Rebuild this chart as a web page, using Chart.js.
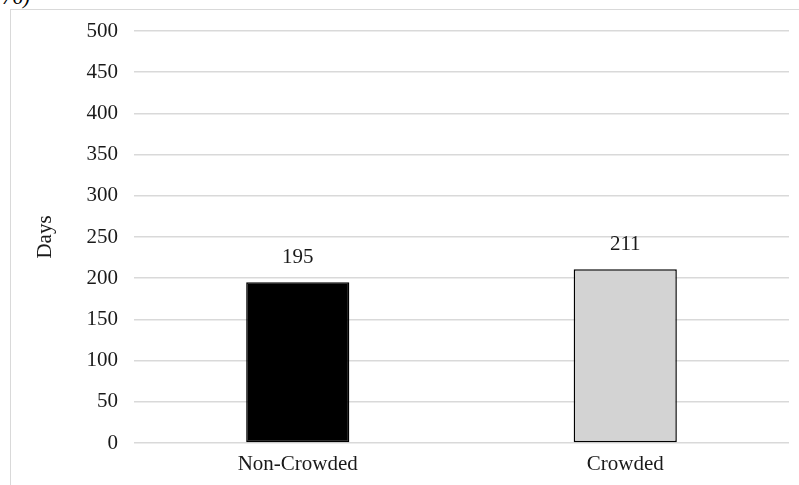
<!DOCTYPE html>
<html>
<head>
<meta charset="utf-8">
<script src="https://cdn.jsdelivr.net/npm/chart.js@4/dist/chart.umd.min.js"></script>
<style>
  html, body { margin: 0; padding: 0; background: #fff; }
  #wrap { position: relative; width: 799px; height: 485px; overflow: hidden; }
  #frame { position: absolute; left: 10px; top: 9px; width: 800px; height: 490px;
           border-left: 1.5px solid #d9d9d9; border-top: 1.5px solid #d9d9d9; }
  #cap { position: absolute; left: 2px; top: -15px; font: italic 21px "Liberation Serif", serif; color: #000; }
  canvas { position: absolute; left: 0; top: 0; }
</style>
</head>
<body>
<div id="wrap">
  <div id="cap">76)</div>
  <div id="frame"></div>
  <canvas id="c" width="799" height="485"></canvas>
</div>
<script>
const categories = ['Non-Crowded', 'Crowded'];
const days = [195, 211];
const barColors = ['#000000', '#d3d3d3'];
const yAxisTitle = 'Days';
const yMax = 500;
const yStep = 50;

const FONT = '"Liberation Serif", "Times New Roman", serif';

const valueLabels = {
  id: 'valueLabels',
  afterDatasetsDraw(chart) {
    const ctx = chart.ctx;
    const meta = chart.getDatasetMeta(0);
    ctx.save();
    ctx.font = '21px ' + FONT;
    ctx.fillStyle = '#1a1a1a';
    ctx.textAlign = 'center';
    ctx.textBaseline = 'middle';
    meta.data.forEach((bar, i) => {
      ctx.fillText(String(days[i]), bar.x, bar.y - 25);
    });
    ctx.restore();
  }
};

new Chart(document.getElementById('c'), {
  type: 'bar',
  data: {
    labels: categories,
    datasets: [{
      data: days,
      backgroundColor: barColors,
      borderColor: '#000000',
      borderWidth: 1.5,
      borderSkipped: false,
      categoryPercentage: 1.0,
      barPercentage: 0.315
    }]
  },
  options: {
    responsive: false,
    animation: false,
    devicePixelRatio: 1,
    layout: { padding: { left: 30, top: 31, right: 10, bottom: 0 } },
    plugins: { legend: { display: false }, tooltip: { enabled: false } },
    scales: {
      x: {
        grid: { display: false },
        border: { display: false },
        ticks: { color: '#1a1a1a', font: { family: FONT, size: 21 }, padding: 1 },
        afterFit(scale) { scale.height = 42; }
      },
      y: {
        min: 0,
        max: yMax,
        ticks: { stepSize: yStep, color: '#1a1a1a', font: { family: FONT, size: 21 }, padding: 16 },
        grid: { color: '#d9d9d9', lineWidth: 1.5, drawTicks: false },
        border: { display: false },
        title: { display: true, text: yAxisTitle, color: '#1a1a1a', font: { family: FONT, size: 21 }, padding: { top: 3, bottom: 0 } },
        afterFit(scale) { scale.width = 104; }
      }
    }
  },
  plugins: [valueLabels]
});
</script>
</body>
</html>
★ ★ ★ ★ ★ ★ ★
All of the lines above should be retyped precisely, apart from the pictures.

Rebuild this chart as a web page, using Chart.js.
<!DOCTYPE html>
<html>
<head>
<meta charset="utf-8">
<script src="https://cdn.jsdelivr.net/npm/chart.js@4/dist/chart.umd.min.js"></script>
<style>
  html, body { margin: 0; padding: 0; background: #fff; }
  #wrap { position: relative; width: 799px; height: 485px; overflow: hidden; }
  #frame { position: absolute; left: 10px; top: 9px; width: 800px; height: 490px;
           border-left: 1.5px solid #d9d9d9; border-top: 1.5px solid #d9d9d9; }
  #cap { position: absolute; left: 2px; top: -15px; font: italic 21px "Liberation Serif", serif; color: #000; }
  canvas { position: absolute; left: 0; top: 0; }
</style>
</head>
<body>
<div id="wrap">
  <div id="cap">76)</div>
  <div id="frame"></div>
  <canvas id="c" width="799" height="485"></canvas>
</div>
<script>
const categories = ['Non-Crowded', 'Crowded'];
const days = [195, 211];
const barColors = ['#000000', '#d3d3d3'];
const yAxisTitle = 'Days';
const yMax = 500;
const yStep = 50;

const FONT = '"Liberation Serif", "Times New Roman", serif';

const valueLabels = {
  id: 'valueLabels',
  afterDatasetsDraw(chart) {
    const ctx = chart.ctx;
    const meta = chart.getDatasetMeta(0);
    ctx.save();
    ctx.font = '21px ' + FONT;
    ctx.fillStyle = '#1a1a1a';
    ctx.textAlign = 'center';
    ctx.textBaseline = 'middle';
    meta.data.forEach((bar, i) => {
      ctx.fillText(String(days[i]), bar.x, bar.y - 25);
    });
    ctx.restore();
  }
};

new Chart(document.getElementById('c'), {
  type: 'bar',
  data: {
    labels: categories,
    datasets: [{
      data: days,
      backgroundColor: barColors,
      borderColor: '#000000',
      borderWidth: 1.5,
      borderSkipped: false,
      categoryPercentage: 1.0,
      barPercentage: 0.315
    }]
  },
  options: {
    responsive: false,
    animation: false,
    devicePixelRatio: 1,
    layout: { padding: { left: 30, top: 31, right: 10, bottom: 0 } },
    plugins: { legend: { display: false }, tooltip: { enabled: false } },
    scales: {
      x: {
        grid: { display: false },
        border: { display: false },
        ticks: { color: '#1a1a1a', font: { family: FONT, size: 21 }, padding: 1 },
        afterFit(scale) { scale.height = 42; }
      },
      y: {
        min: 0,
        max: yMax,
        ticks: { stepSize: yStep, color: '#1a1a1a', font: { family: FONT, size: 21 }, padding: 16 },
        grid: { color: '#d9d9d9', lineWidth: 1.5, drawTicks: false },
        border: { display: false },
        title: { display: true, text: yAxisTitle, color: '#1a1a1a', font: { family: FONT, size: 21 }, padding: { top: 3, bottom: 0 } },
        afterFit(scale) { scale.width = 104; }
      }
    }
  },
  plugins: [valueLabels]
});
</script>
</body>
</html>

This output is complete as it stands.